— begin —
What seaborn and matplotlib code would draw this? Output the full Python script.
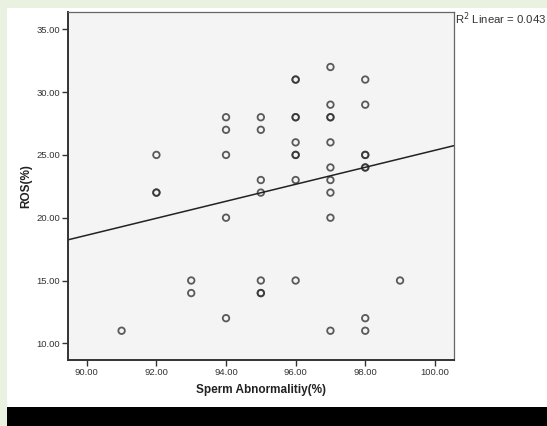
import matplotlib
matplotlib.use("Agg")
import matplotlib.pyplot as plt
import seaborn as sns
import pandas as pd
from matplotlib.patches import Rectangle

sns.set_style("white")
plt.rcParams['font.family'] = ['Liberation Sans', 'DejaVu Sans']

sperm_abnormality = [91,
                     92, 92, 92,
                     93, 93,
                     94, 94, 94, 94, 94,
                     95, 95, 95, 95, 95, 95, 95,
                     96, 96, 96, 96, 96, 96, 96, 96, 96,
                     97, 97, 97, 97, 97, 97, 97, 97, 97, 97,
                     98, 98, 98, 98, 98, 98, 98, 98,
                     99]
ros = [11,
       25, 22, 22,
       15, 14,
       28, 27, 25, 20, 12,
       28, 27, 23, 22, 15, 14, 14,
       31, 31, 28, 28, 26, 25, 25, 23, 15,
       32, 29, 28, 28, 26, 24, 23, 22, 20, 11,
       31, 29, 25, 25, 24, 24, 12, 11,
       15]
x_ticks = [90, 92, 94, 96, 98, 100]
y_ticks = [10, 15, 20, 25, 30, 35]
r2_label = "R$^2$ Linear = 0.043"

df = pd.DataFrame({"Sperm Abnormalitiy(%)": sperm_abnormality, "ROS(%)": ros})

W, H = 547, 426
fig = plt.figure(figsize=(W / 100, H / 100), dpi=100)
fig.patch.set_facecolor("#e9f1e1")
fig.add_artist(Rectangle((7 / W, 0), 1, (H - 8) / H, transform=fig.transFigure,
                         facecolor="white", edgecolor="none", zorder=0))
fig.add_artist(Rectangle((7 / W, 0), 1, 19 / H, transform=fig.transFigure,
                         facecolor="black", edgecolor="none", zorder=0))

ax = fig.add_axes([68 / W, (H - 360) / H, (454 - 68) / W, (360 - 12) / H])
ax.set_facecolor("#f4f4f4")
ax.set_xlim(89.46, 100.55)
ax.set_ylim(8.67, 36.38)

sns.regplot(data=df, x="Sperm Abnormalitiy(%)", y="ROS(%)", ax=ax, ci=None,
            truncate=False,
            scatter_kws=dict(s=22, facecolors="none", edgecolors="#333333",
                             linewidths=1.3),
            line_kws=dict(color="#222222", lw=1.1))
ax.set_xlim(89.46, 100.55)
ax.set_ylim(8.67, 36.38)

ax.set_xticks(x_ticks)
ax.set_yticks(y_ticks)
ax.set_xticklabels([f"{v:.2f}" for v in x_ticks])
ax.set_yticklabels([f"{v:.2f}" for v in y_ticks])
ax.tick_params(axis="both", direction="out", length=4, width=1, color="#333333",
               labelsize=6.8, labelcolor="#333333", pad=1.5,
               left=True, bottom=True)
for s in ax.spines.values():
    s.set_color("#666666")
    s.set_linewidth(0.9)
ax.spines["left"].set_color("#333333")
ax.spines["bottom"].set_color("#333333")
ax.spines["left"].set_linewidth(1.4)
ax.spines["bottom"].set_linewidth(1.4)

ax.set_xlabel("Sperm Abnormalitiy(%)", fontsize=8.5, fontweight="bold",
              color="#222222", labelpad=5)
ax.set_ylabel("ROS(%)", fontsize=8.5, fontweight="bold", color="#222222",
              labelpad=3)

fig.text(455 / W, 1 - 19 / H, r2_label, fontsize=8.2, color="#333333",
         ha="left", va="center")

fig.savefig("out.png", dpi=100)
— end —
Exclude every picture and copy the remaining data exactly.

THE RESULT:
What seaborn and matplotlib code would draw this? Output the full Python script.
import matplotlib
matplotlib.use("Agg")
import matplotlib.pyplot as plt
import seaborn as sns
import pandas as pd
from matplotlib.patches import Rectangle

sns.set_style("white")
plt.rcParams['font.family'] = ['Liberation Sans', 'DejaVu Sans']

sperm_abnormality = [91,
                     92, 92, 92,
                     93, 93,
                     94, 94, 94, 94, 94,
                     95, 95, 95, 95, 95, 95, 95,
                     96, 96, 96, 96, 96, 96, 96, 96, 96,
                     97, 97, 97, 97, 97, 97, 97, 97, 97, 97,
                     98, 98, 98, 98, 98, 98, 98, 98,
                     99]
ros = [11,
       25, 22, 22,
       15, 14,
       28, 27, 25, 20, 12,
       28, 27, 23, 22, 15, 14, 14,
       31, 31, 28, 28, 26, 25, 25, 23, 15,
       32, 29, 28, 28, 26, 24, 23, 22, 20, 11,
       31, 29, 25, 25, 24, 24, 12, 11,
       15]
x_ticks = [90, 92, 94, 96, 98, 100]
y_ticks = [10, 15, 20, 25, 30, 35]
r2_label = "R$^2$ Linear = 0.043"

df = pd.DataFrame({"Sperm Abnormalitiy(%)": sperm_abnormality, "ROS(%)": ros})

W, H = 547, 426
fig = plt.figure(figsize=(W / 100, H / 100), dpi=100)
fig.patch.set_facecolor("#e9f1e1")
fig.add_artist(Rectangle((7 / W, 0), 1, (H - 8) / H, transform=fig.transFigure,
                         facecolor="white", edgecolor="none", zorder=0))
fig.add_artist(Rectangle((7 / W, 0), 1, 19 / H, transform=fig.transFigure,
                         facecolor="black", edgecolor="none", zorder=0))

ax = fig.add_axes([68 / W, (H - 360) / H, (454 - 68) / W, (360 - 12) / H])
ax.set_facecolor("#f4f4f4")
ax.set_xlim(89.46, 100.55)
ax.set_ylim(8.67, 36.38)

sns.regplot(data=df, x="Sperm Abnormalitiy(%)", y="ROS(%)", ax=ax, ci=None,
            truncate=False,
            scatter_kws=dict(s=22, facecolors="none", edgecolors="#333333",
                             linewidths=1.3),
            line_kws=dict(color="#222222", lw=1.1))
ax.set_xlim(89.46, 100.55)
ax.set_ylim(8.67, 36.38)

ax.set_xticks(x_ticks)
ax.set_yticks(y_ticks)
ax.set_xticklabels([f"{v:.2f}" for v in x_ticks])
ax.set_yticklabels([f"{v:.2f}" for v in y_ticks])
ax.tick_params(axis="both", direction="out", length=4, width=1, color="#333333",
               labelsize=6.8, labelcolor="#333333", pad=1.5,
               left=True, bottom=True)
for s in ax.spines.values():
    s.set_color("#666666")
    s.set_linewidth(0.9)
ax.spines["left"].set_color("#333333")
ax.spines["bottom"].set_color("#333333")
ax.spines["left"].set_linewidth(1.4)
ax.spines["bottom"].set_linewidth(1.4)

ax.set_xlabel("Sperm Abnormalitiy(%)", fontsize=8.5, fontweight="bold",
              color="#222222", labelpad=5)
ax.set_ylabel("ROS(%)", fontsize=8.5, fontweight="bold", color="#222222",
              labelpad=3)

fig.text(455 / W, 1 - 19 / H, r2_label, fontsize=8.2, color="#333333",
         ha="left", va="center")

fig.savefig("out.png", dpi=100)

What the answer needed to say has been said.